Now the company is encouraging use of its “Instant Book” feature, establishing standards of cleanliness, and recommending that hosts carry “essential amenities” like toilet paper, towels, soap, clean linens, and at least one pillow per guest.
And, earlier this year, the company even announced that it was adding hotels to the platform.
Those two shifts – Airbnb pushing standardization and hosts becoming more professional – has changed Airbnb from its idealistic home-sharing roots to a booking site for cheaper, ad-hoc hotels, inns, and bed and breakfasts.
That change is necessary in a lot of ways. People are using Airbnb for work travel now, myself included, and more casual users expect a level of standardization.
My issue with the professionalization of Airbnb is from a user’s perspective. As more and more of the properties listed on Airbnb come from professional hosts (people operating the property solely as an Airbnb location or operating multiple locations at once), the properties begin to resemble each other.
It is a business after all.
You can see the hallmarks of such properties: cheap furniture, spartan decorations, a few wall prints, a kitchen with the barebones necessities. Of course, the professional, light-filled photos on the listing always make the apartment look dreamy.

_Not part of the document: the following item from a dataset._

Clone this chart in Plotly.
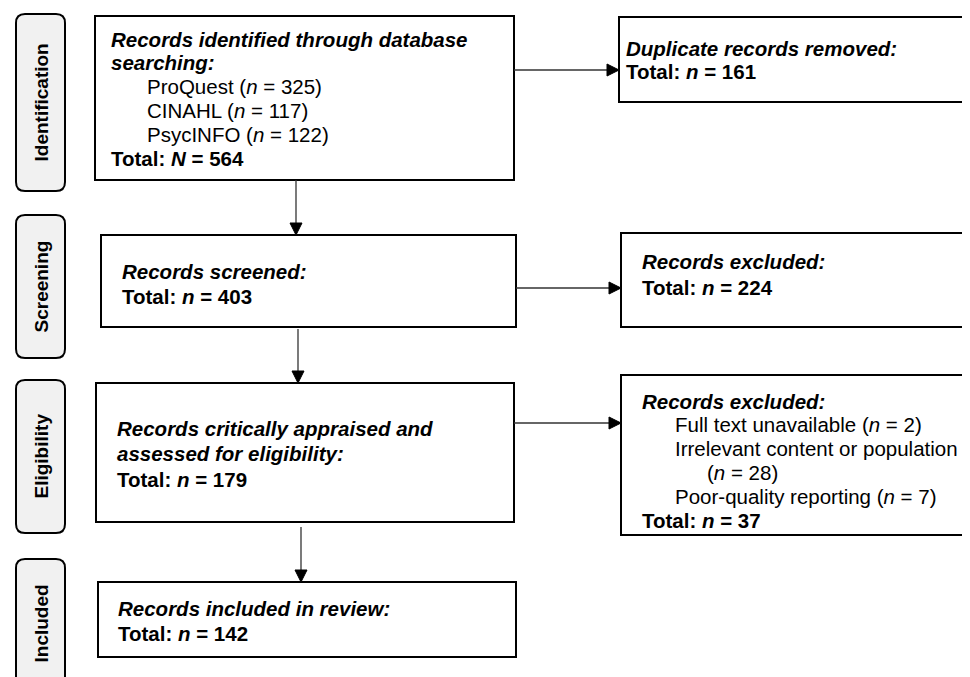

But in the process, you lose much of Airbnb’s charm – from staying in a local’s home, getting to browse their bookshelves – and its function – like access to a kitchen stocked with spices or getting to use their fancy Argan Oil shampoo.
About those pillows
And the truth is, for me, all of that would be fine … if wasn’t for the pillows.
Let me put it to you this way: Most people don’t buy crappy pillows for themselves. They’re critical to a decent night of sleep. So if you stay in an Airbnb that is someone’s actual home, you can be pretty sure you’ll have decent pillows to sleep on.
Not the case with the professional Airbnb properties.
The property being the professional Airbnb hosts’ primary business, they try to outfit the property as cheaply and efficiently as possible. That generally means you are getting cheap bedding and cheap pillows, some that might be better described as a few pieces of stuffing shoved into a cloth. It doesn’t make for a good night of sleep.
While traveling for Business Insider over the last six months, I used Airbnb a lot in the beginning. In many ways, it’s my ideal way to travel.
But as Airbnb property after Airbnb property that I rented had crappy pillows, I was increasingly turned off. Waking up night after night exhausted from a bad night of sleep is no fun.
Recently, I began booking boutique hotels or bed and breakfasts, many of which are around the same price-point as Airbnb nowadays because they know they have to compete.
And at least with a hotel or bed and breakfast, I can be pretty sure they will have good pillows.
In some ways, the pillows are a metaphor for where Airbnb is at right now as a platform: stuck between the professionalization and standardization it needs to grow, while trying to hold onto the home-sharing ideal that made it what it is.
Pushing the platform one way or the other will likely solve the issue. But until they do, I’ll be using it less and less.